Bob T led a group of 17 walkers on a very interesting hike to the abandoned gold mines near Moruya. Bob did an amazing job of navigating us directly to the old workings on a 6km hike with only small sections of track to follow. Everyone was impressed by the extent of the workings and infrastructure built by the miners to store water. We all stopped counting concrete and metal water tanks when it was obvious there were so many. Bob recounted the history of the workings including a boiler, now rusting away but standing over 5m tall, that came from the WW1 light cruiser HMAS Sydney and was used on site to run various equipment. Standing in the middle of a forest of gum trees on the east coast of NSW it was surreal think that this boiler came from  a ship that sank the German raider, Emden, on the Cocos Islands in 1914.  An old abandoned Chevrolet flatbed truck and aluminium caravan attested to the fact that the site was active up until the 1950’s. The story goes that a hermit lived in the still relatively sturdy huts until the 1950’s.

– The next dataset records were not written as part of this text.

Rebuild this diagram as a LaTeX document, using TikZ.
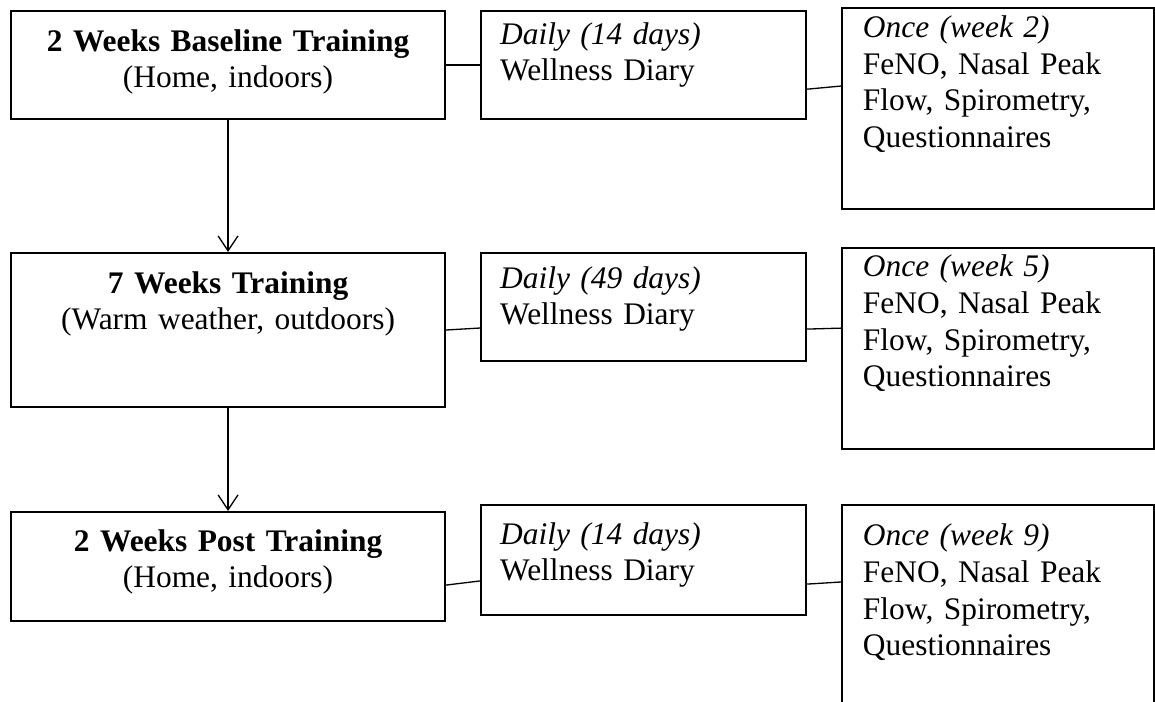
\documentclass[tikz,border=0pt]{standalone}
\usepackage{fontspec}
\setmainfont{Liberation Serif}
\usetikzlibrary{arrows.meta}

\begin{document}
\begin{tikzpicture}[x=0.382pt,y=-0.382pt,>={Straight Barb[length=5.7pt,width=7.6pt]},
  box/.style={draw,line width=0.8pt,anchor=north west,inner ysep=0pt,font=\fontsize{12}{13.8}\selectfont},
  phase/.style={box,inner xsep=0pt,text width=165.8pt,align=center},
  diary/.style={box,inner xsep=7.3pt,text width=109.6pt,align=left},
  tests/.style={box,inner xsep=8pt,text width=103.2pt,align=left,font=\fontsize{12}{14}\selectfont},
  link/.style={line width=0.5pt}]
\path[use as bounding box,clip] (0,0) rectangle (1155,702);
\node[phase,text height=15.3pt,text depth=26pt] (base) at (10,10) {\textbf{2 Weeks Baseline Training}\\(Home, indoors)};
\node[phase,text height=15.3pt,text depth=43.5pt] (warm) at (10,252) {\textbf{7 Weeks Training}\\(Warm weather, outdoors)};
\node[phase,text height=14.9pt,text depth=26.7pt] (post) at (10,511) {\textbf{2 Weeks Post Training}\\(Home, indoors)};
\node[diary,text height=12.6pt,text depth=28.7pt] (diaryA) at (480,10) {\textit{Daily (14 days)}\\Wellness Diary};
\node[diary,text height=13.4pt,text depth=27.9pt] (diaryB) at (480,252) {\textit{Daily (49 days)}\\Wellness Diary};
\node[diary,text height=14.9pt,text depth=27.1pt] (diaryC) at (480,504) {\textit{Daily (14 days)}\\Wellness Diary};
\node[tests,text height=11.2pt,text depth=65.6pt] (testsA) at (841,7) {\textit{Once (week 2)}\\FeNO, Nasal Peak\\Flow, Spirometry,\\Questionnaires};
\node[tests,text height=11pt,text depth=65.8pt] (testsB) at (841,247) {\textit{Once (week 5)}\\FeNO, Nasal Peak\\Flow, Spirometry,\\Questionnaires};
\node[tests,text height=15.6pt,text depth=61.2pt] (testsC) at (841,504) {\textit{Once (week 9)}\\FeNO, Nasal Peak\\Flow, Spirometry,\\Questionnaires};
\draw[link,->] (base.south) -- (warm.north);
\draw[link,->] (warm.south) -- (post.north);
\draw[link] (base.east) -- (diaryA.west);
\draw[link] (warm.east) -- ([yshift=-8pt]diaryB.west);
\draw[link] ([yshift=-7.1pt]post.east) -- ([yshift=-8pt]diaryC.west);
\draw[link] ([yshift=-9.2pt]diaryA.east) -- ([yshift=8.6pt]testsA.west);
\draw[link] ([yshift=-8.4pt]diaryB.east) -- ([yshift=7.8pt]testsB.west);
\draw[link] ([yshift=-9.2pt]diaryC.east) -- ([yshift=9pt]testsC.west);
\end{tikzpicture}
\end{document}
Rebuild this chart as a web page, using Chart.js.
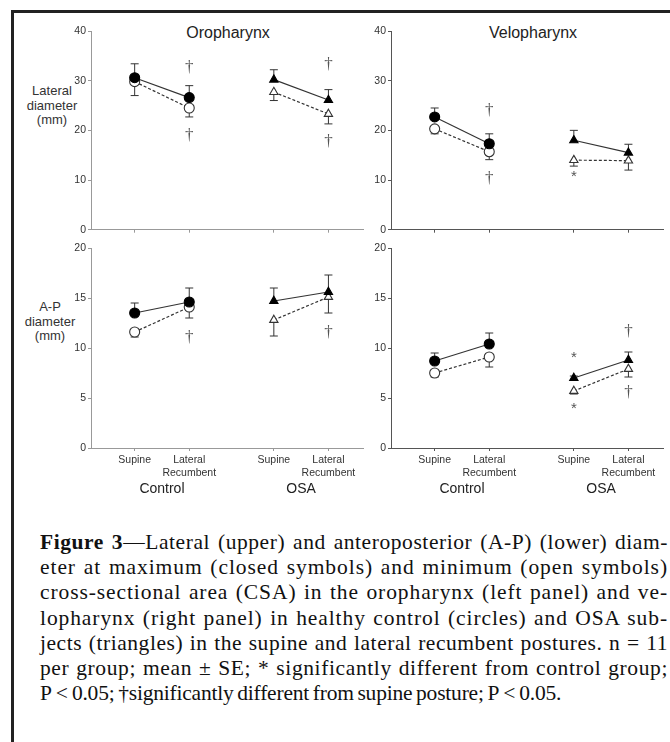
<!DOCTYPE html>
<html>
<head>
<meta charset="utf-8">
<script src="https://cdn.jsdelivr.net/npm/chart.js@4.4.1/dist/chart.umd.min.js"></script>
<style>
body { margin: 0; background: #fff; width: 670px; height: 742px; overflow: hidden; position: relative; font-family: "Liberation Sans", Arial, sans-serif; }
#frame { position: absolute; left: 11px; top: 10px; width: 680px; height: 760px; border-top: 3px solid #222; border-left: 3px solid #222; }
canvas { position: absolute; }
.ttl { position: absolute; font-size: 16px; line-height: 18px; color: #222; transform: translateX(-50%); white-space: nowrap; }
.ytl { position: absolute; font-size: 13px; line-height: 14.5px; color: #333; text-align: center; transform: translateX(-50%); white-space: nowrap; }
#cap { position: absolute; left: 40px; top: 530px; width: 628px; font-family: "Liberation Serif", "Times New Roman", serif; font-size: 21.5px; word-spacing: -1.5px; line-height: 25.2px; color: #111; }
#cap div { text-align: left; white-space: nowrap; }
#cap div.just { text-align: justify; text-align-last: justify; }
#cap div.last { letter-spacing: -0.2px; }
</style>
</head>
<body>
<div id="frame"></div>
<div class="ttl" style="left:228px;top:24px">Oropharynx</div>
<div class="ttl" style="left:533px;top:24px">Velopharynx</div>
<div class="ytl" style="left:52px;top:84px">Lateral<br>diameter<br>(mm)</div>
<div class="ytl" style="left:50px;top:300px">A-P<br>diameter<br>(mm)</div>

<canvas id="ul" width="315" height="219" style="left:55px;top:19px"></canvas>
<canvas id="ur" width="315" height="219" style="left:355px;top:19px"></canvas>
<canvas id="ll" width="315" height="267" style="left:55px;top:236px"></canvas>
<canvas id="lr" width="315" height="267" style="left:355px;top:236px"></canvas>

<div id="cap">
<div><b>Figure 3</b>—Lateral (upper) and anteroposterior (A-P) (lower) diam-</div>
<div>eter at maximum (closed symbols) and minimum (open symbols)</div>
<div>cross-sectional area (CSA) in the oropharynx (left panel) and ve-</div>
<div>lopharynx (right panel) in healthy control (circles) and OSA sub-</div>
<div>jects (triangles) in the supine and lateral recumbent postures. n = 11</div>
<div>per group; mean ± SE; * significantly different from control group;</div>
<div class="last">P&thinsp;&lt;&thinsp;0.05; †significantly different from supine posture; P&thinsp;&lt;&thinsp;0.05.</div>
</div>

<script>
// posiciones de las categorias en el eje x (Control: supine, lateral; OSA: supine, lateral)
const ctrlX = [1, 2];
const osaX = [3.55, 4.55];
const postures = [['Supine'], ['Lateral', 'Recumbent']];
const groups = ['Control', 'OSA'];

// Oropharynx - lateral diameter
const oroLatCtrlMax = [30.6, 26.6], oroLatCtrlMaxSE = [2.8, 2.4];
const oroLatCtrlMin = [29.8, 24.5], oroLatCtrlMinSE = [2.8, 1.8];
const oroLatOsaMax = [30.2, 26.1], oroLatOsaMaxSE = [2.0, 2.1];
const oroLatOsaMin = [27.7, 23.3], oroLatOsaMinSE = [1.7, 2.0];
const oroLatMarks = [['†', 2, 32.7], ['†', 2, 19.0], ['†', 4.55, 33.3], ['†', 4.55, 17.7]];

// Velopharynx - lateral diameter
const veloLatCtrlMax = [22.7, 17.3], veloLatCtrlMaxSE = [1.8, 2.0];
const veloLatCtrlMin = [20.3, 15.7], veloLatCtrlMinSE = [1.0, 1.6];
const veloLatOsaMax = [18.0, 15.5], veloLatOsaMaxSE = [2.0, 1.7];
const veloLatOsaMin = [14.0, 13.9], veloLatOsaMinSE = [1.2, 1.9];
const veloLatMarks = [['†', 2, 24.0], ['†', 2, 10.3], ['*', 3.55, 10.7]];

// Oropharynx - A-P diameter
const oroApCtrlMax = [13.5, 14.6], oroApCtrlMaxSE = [1.0, 1.4];
const oroApCtrlMin = [11.6, 14.1], oroApCtrlMinSE = [0.5, 1.1];
const oroApOsaMax = [14.7, 15.6], oroApOsaMaxSE = [1.3, 1.7];
const oroApOsaMin = [12.8, 15.1], oroApOsaMinSE = [1.6, 1.6];
const oroApMarks = [['†', 2, 11.0], ['†', 4.55, 11.5]];

// Velopharynx - A-P diameter
const veloApCtrlMax = [8.7, 10.4], veloApCtrlMaxSE = [0.8, 1.1];
const veloApCtrlMin = [7.5, 9.1], veloApCtrlMinSE = [0.4, 1.0];
const veloApOsaMax = [7.0, 8.8], veloApOsaMaxSE = [0.2, 0.8];
const veloApOsaMin = [5.7, 7.9], veloApOsaMinSE = [0.3, 0.8];
const veloApMarks = [['*', 3.55, 9.0], ['*', 3.55, 3.9], ['†', 4.55, 11.6], ['†', 4.55, 5.5]];

Chart.defaults.font.family = '"Liberation Sans", Arial, sans-serif';

// ajustar cada linea del pie: repartir el sobrante entre las letras y justificar el resto
document.querySelectorAll('#cap div:not(.last)').forEach(d => {
    const r = document.createRange();
    r.selectNodeContents(d);
    const w = r.getBoundingClientRect().width;
    const n = d.textContent.length;
    const extra = Math.max(0, (d.clientWidth - w - 3 * 8) / n);
    d.style.letterSpacing = extra.toFixed(2) + 'px';
    d.classList.add('just');
});

// una serie: cerrada = +SE, abierta = -SE
function serie(xs, medias, se, forma, abierto) {
    return {
        data: medias.map((v, i) => ({ x: xs[i], y: v })),
        se: se,
        dir: abierto ? -1 : 1,
        showLine: true,
        borderColor: '#333',
        borderWidth: 1.2,
        borderDash: abierto ? [3, 2] : [],
        pointStyle: forma,
        pointRadius: forma === 'circle' ? 5 : 4.8,
        pointBackgroundColor: abierto ? '#fff' : '#000',
        pointBorderColor: abierto ? '#333' : '#000',
        pointBorderWidth: 1.1
    };
}

// plugin con barras de error, simbolos de significancia y nombres de grupo
function extras(marcas, conGrupos) {
    return {
        id: 'extras',
        beforeDatasetsDraw(chart) {
            const ctx = chart.ctx, ys = chart.scales.y;
            ctx.save();
            ctx.strokeStyle = '#333';
            ctx.lineWidth = 1;
            chart.data.datasets.forEach((ds, d) => {
                const meta = chart.getDatasetMeta(d);
                meta.data.forEach((pt, i) => {
                    const v = ds.data[i].y;
                    const y1 = ys.getPixelForValue(v + ds.dir * ds.se[i]);
                    ctx.beginPath();
                    ctx.moveTo(pt.x, pt.y);
                    ctx.lineTo(pt.x, y1);
                    ctx.moveTo(pt.x - 4, y1);
                    ctx.lineTo(pt.x + 4, y1);
                    ctx.stroke();
                });
            });
            ctx.restore();
        },
        afterDatasetsDraw(chart) {
            const ctx = chart.ctx;
            ctx.save();
            ctx.textAlign = 'center';
            ctx.textBaseline = 'middle';
            marcas.forEach(([s, x, y]) => {
                const px = chart.scales.x.getPixelForValue(x);
                const py = chart.scales.y.getPixelForValue(y);
                if (s === '†') {
                    ctx.font = '17px "Liberation Serif"';
                    ctx.fillStyle = '#555';
                } else {
                    ctx.font = '15px "Liberation Sans"';
                    ctx.fillStyle = '#555';
                }
                ctx.fillText(s, px, py);
            });
            if (conGrupos) {
                const b = chart.chartArea.bottom + 41;
                ctx.font = '14px "Liberation Sans"';
                ctx.fillStyle = '#222';
                ctx.fillText(groups[0], chart.scales.x.getPixelForValue((ctrlX[0] + ctrlX[1]) / 2), b);
                ctx.fillText(groups[1], chart.scales.x.getPixelForValue((osaX[0] + osaX[1]) / 2), b);
            }
            ctx.restore();
        }
    };
}

function crearPanel(id, series, marcas, ymax, paso, conX, colorEje) {
    const todosX = ctrlX.concat(osaX);
    return new Chart(document.getElementById(id), {
        type: 'scatter',
        data: {
            datasets: [
                serie(ctrlX, series[0], series[1], 'circle', false),
                serie(ctrlX, series[2], series[3], 'circle', true),
                serie(osaX, series[4], series[5], 'triangle', false),
                serie(osaX, series[6], series[7], 'triangle', true)
            ]
        },
        options: {
            responsive: false,
            animation: false,
            events: [],
            layout: { padding: { top: 12, left: 0, right: 0, bottom: 0 } },
            plugins: { legend: { display: false }, tooltip: { enabled: false } },
            scales: {
                x: {
                    type: 'linear', min: 0.2, max: 5.2,
                    afterBuildTicks: s => { s.ticks = todosX.map(v => ({ value: v })); },
                    afterFit: s => { s.height = conX ? 55 : 8; },
                    grid: { drawOnChartArea: false, drawTicks: true, tickLength: 3, color: colorEje },
                    border: { color: colorEje, width: 1 },
                    ticks: {
                        display: conX, autoSkip: false, maxRotation: 0, padding: 3,
                        color: '#333', font: { size: 10.5 },
                        callback: (v, i) => postures[i % 2]
                    }
                },
                y: {
                    min: 0, max: ymax,
                    afterFit: s => { s.width = 36; },
                    ticks: { stepSize: paso, color: '#333', font: { size: 10.5 }, padding: 2 },
                    grid: { drawOnChartArea: false, tickLength: 3, color: colorEje },
                    border: { color: colorEje, width: 1 }
                }
            }
        },
        plugins: [extras(marcas, conX)]
    });
}

crearPanel('ul', [oroLatCtrlMax, oroLatCtrlMaxSE, oroLatCtrlMin, oroLatCtrlMinSE, oroLatOsaMax, oroLatOsaMaxSE, oroLatOsaMin, oroLatOsaMinSE], oroLatMarks, 40, 10, false, '#999');
crearPanel('ur', [veloLatCtrlMax, veloLatCtrlMaxSE, veloLatCtrlMin, veloLatCtrlMinSE, veloLatOsaMax, veloLatOsaMaxSE, veloLatOsaMin, veloLatOsaMinSE], veloLatMarks, 40, 10, false, '#555');
crearPanel('ll', [oroApCtrlMax, oroApCtrlMaxSE, oroApCtrlMin, oroApCtrlMinSE, oroApOsaMax, oroApOsaMaxSE, oroApOsaMin, oroApOsaMinSE], oroApMarks, 20, 5, true, '#999');
crearPanel('lr', [veloApCtrlMax, veloApCtrlMaxSE, veloApCtrlMin, veloApCtrlMinSE, veloApOsaMax, veloApOsaMaxSE, veloApOsaMin, veloApOsaMinSE], veloApMarks, 20, 5, true, '#555');
</script>
</body>
</html>
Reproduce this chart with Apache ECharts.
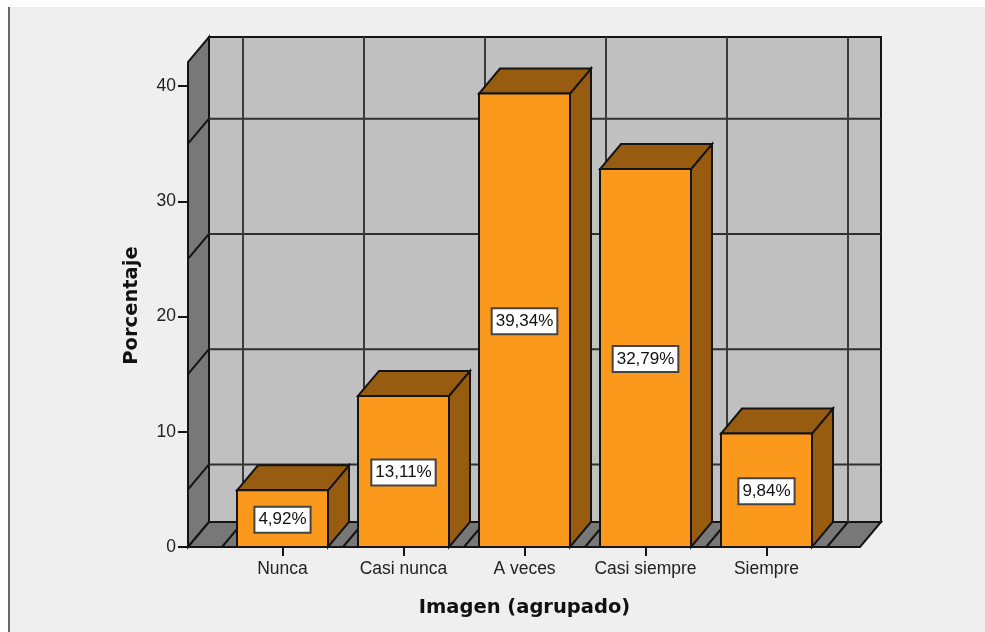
<!DOCTYPE html>
<html>
<head>
<meta charset="utf-8">
<style>html,body{margin:0;padding:0;background:#fff}#c{width:985px;height:632px}</style>
<script src="https://cdn.jsdelivr.net/npm/echarts@6/dist/echarts.min.js"></script>
</head>
<body>
<div id="c"></div>
<script>
const categories = ['Nunca', 'Casi nunca', 'A veces', 'Casi siempre', 'Siempre'];
const percentages = [4.92, 13.11, 39.34, 32.79, 9.84];
const percentLabels = ['4,92%', '13,11%', '39,34%', '32,79%', '9,84%'];
const wallGridValues = [5, 15, 25, 35];
const wallTopValue = 42.08;

const depthX = 21, depthY = -25, padL = 34, padR = 33, barRatio = 0.752;
const lineCol = '#141414', sideGrey = '#787878', backGrey = '#c0c0c0';
const barFront = '#fb991c', barDark = '#985c10';
const LW = 2;

function poly(points, fill, z) {
  return { type: 'polygon', z2: z || 0, shape: { points }, style: { fill, stroke: lineCol, lineWidth: LW, lineJoin: 'miter' } };
}
function seg(x1, y1, x2, y2, w, col) {
  return { type: 'line', shape: { x1, y1, x2, y2 }, style: { stroke: col || lineCol, lineWidth: w || LW } };
}

function renderRoom(params, api) {
  const band = api.size([1, 0])[0];
  const first = api.coord([0, 0]);
  const last = api.coord([categories.length - 1, 0]);
  const y0 = first[1];
  const bandL = first[0] - band / 2;
  const xL = bandL - padL;
  const xR = last[0] + band / 2 + padR;
  const yT = api.coord([0, wallTopValue])[1];
  const kids = [];
  kids.push(poly([[xL + depthX, yT + depthY], [xR + depthX, yT + depthY], [xR + depthX, y0 + depthY], [xL + depthX, y0 + depthY]], backGrey));
  kids.push(poly([[xL, yT], [xL + depthX, yT + depthY], [xL + depthX, y0 + depthY], [xL, y0]], sideGrey));
  kids.push(poly([[xL, y0], [xL + depthX, y0 + depthY], [xR + depthX, y0 + depthY], [xR, y0]], sideGrey));
  wallGridValues.forEach(function (v) {
    const y = api.coord([0, v])[1];
    kids.push(seg(xL, y, xL + depthX, y + depthY));
    kids.push(seg(xL + depthX, y + depthY, xR + depthX, y + depthY, 2, '#2e2e2e'));
  });
  for (let i = 0; i <= categories.length; i++) {
    const x = bandL + band * i;
    kids.push(seg(x, y0, x + depthX, y0 + depthY));
    kids.push(seg(x + depthX, y0 + depthY, x + depthX, yT + depthY, 2, '#3a3a3a'));
  }
  return { type: 'group', children: kids };
}

function renderBar(params, api) {
  const i = api.value(0), v = api.value(1);
  const band = api.size([1, 0])[0];
  const base = api.coord([i, 0]);
  const top = api.coord([i, v]);
  const w = band * barRatio;
  const l = base[0] - w / 2, r = base[0] + w / 2, y0 = base[1], y1 = top[1];
  return {
    type: 'group',
    children: [
      poly([[r, y1], [r + depthX, y1 + depthY], [r + depthX, y0 + depthY], [r, y0]], barDark),
      poly([[l, y1], [l + depthX, y1 + depthY], [r + depthX, y1 + depthY], [r, y1]], barDark),
      poly([[l, y1], [r, y1], [r, y0], [l, y0]], barFront),
      {
        type: 'text',
        x: base[0], y: (y0 + y1) / 2 + 1,
        style: {
          text: percentLabels[i], align: 'center', verticalAlign: 'middle',
          font: '17px "Liberation Sans", Arial, sans-serif', fill: '#111',
          backgroundColor: '#fff', borderColor: '#444', borderWidth: 2,
          padding: [4, 3, 3, 3]
        }
      }
    ]
  };
}

const chart = echarts.init(document.getElementById('c'), null, { renderer: 'canvas' });
chart.setOption({
  animation: false,
  backgroundColor: '#efefef',
  graphic: [
    { type: 'rect', z: -1, shape: { x: 0, y: 0, width: 985, height: 7 }, style: { fill: '#fff' } },
    { type: 'rect', z: -1, shape: { x: 0, y: 0, width: 8, height: 632 }, style: { fill: '#fff' } },
    { type: 'rect', z: -1, shape: { x: 8, y: 7, width: 2, height: 625 }, style: { fill: '#6a6a6a' } }
  ],
  grid: { left: 222, width: 605, top: 86, height: 461, containLabel: false },
  xAxis: {
    type: 'category',
    data: categories,
    axisLine: { show: false },
    axisTick: { show: true, alignWithLabel: true, length: 9, lineStyle: { color: lineCol, width: 2 } },
    axisLabel: { color: '#222', fontFamily: 'Liberation Sans', fontSize: 17.5, margin: 13, interval: 0 },
    name: 'Imagen (agrupado)',
    nameLocation: 'middle',
    nameGap: 51,
    nameTextStyle: { color: '#111', fontFamily: 'DejaVu Sans', fontWeight: 'bold', fontSize: 19.5 }
  },
  yAxis: {
    type: 'value',
    min: 0, max: 40, interval: 10,
    offset: 34,
    splitLine: { show: false },
    axisLine: { show: false },
    axisTick: { show: true, length: 10, lineStyle: { color: lineCol, width: 2 } },
    axisLabel: { color: '#222', fontFamily: 'Liberation Sans', fontSize: 17.5, margin: 12 },
    name: 'Porcentaje',
    nameLocation: 'middle',
    nameRotate: 90,
    nameGap: 46,
    nameTextStyle: { color: '#111', fontFamily: 'DejaVu Sans', fontWeight: 'bold', fontSize: 19.5, padding: [0, 0, 0, 22] }
  },
  series: [
    { type: 'custom', name: 'room', z: 1, clip: false, silent: true, renderItem: renderRoom, data: [[0, 0]], encode: { x: 0, y: 1 } },
    { type: 'custom', name: 'Porcentaje', z: 2, clip: false, renderItem: renderBar,
      data: percentages.map(function (v, i) { return [i, v]; }), encode: { x: 0, y: 1 } }
  ]
});
</script>
</body>
</html>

“Sergeant” Bob runs a tight operation and managed not to lose a single hiker as we spread out over the mining area that must extend to over 2500 sq m. He even had us fan out in a “SES-like” search line looking for an old miner’s grave site (unsuccessfully) before he agreed to let us have lunch. While this site seems so remote and old when you are standing in a moon-scape of rock piles, collapsed mines and rusting mining equipment we were brought back to the present by the sounds of gunfire from the nearby pistol range and a horse rider who appeared out of the forest. All that was missing was the Clark Gang riding along this old bridle trail to rob some unsuspecting miners at a nearby town.

Well done Bob, this was a great hike, educational and oh I forgot to mention the four red tailed black cockatoos that joined us for the morning break that ticks the ‘nature’ box and made this a thoroughly enjoyable day.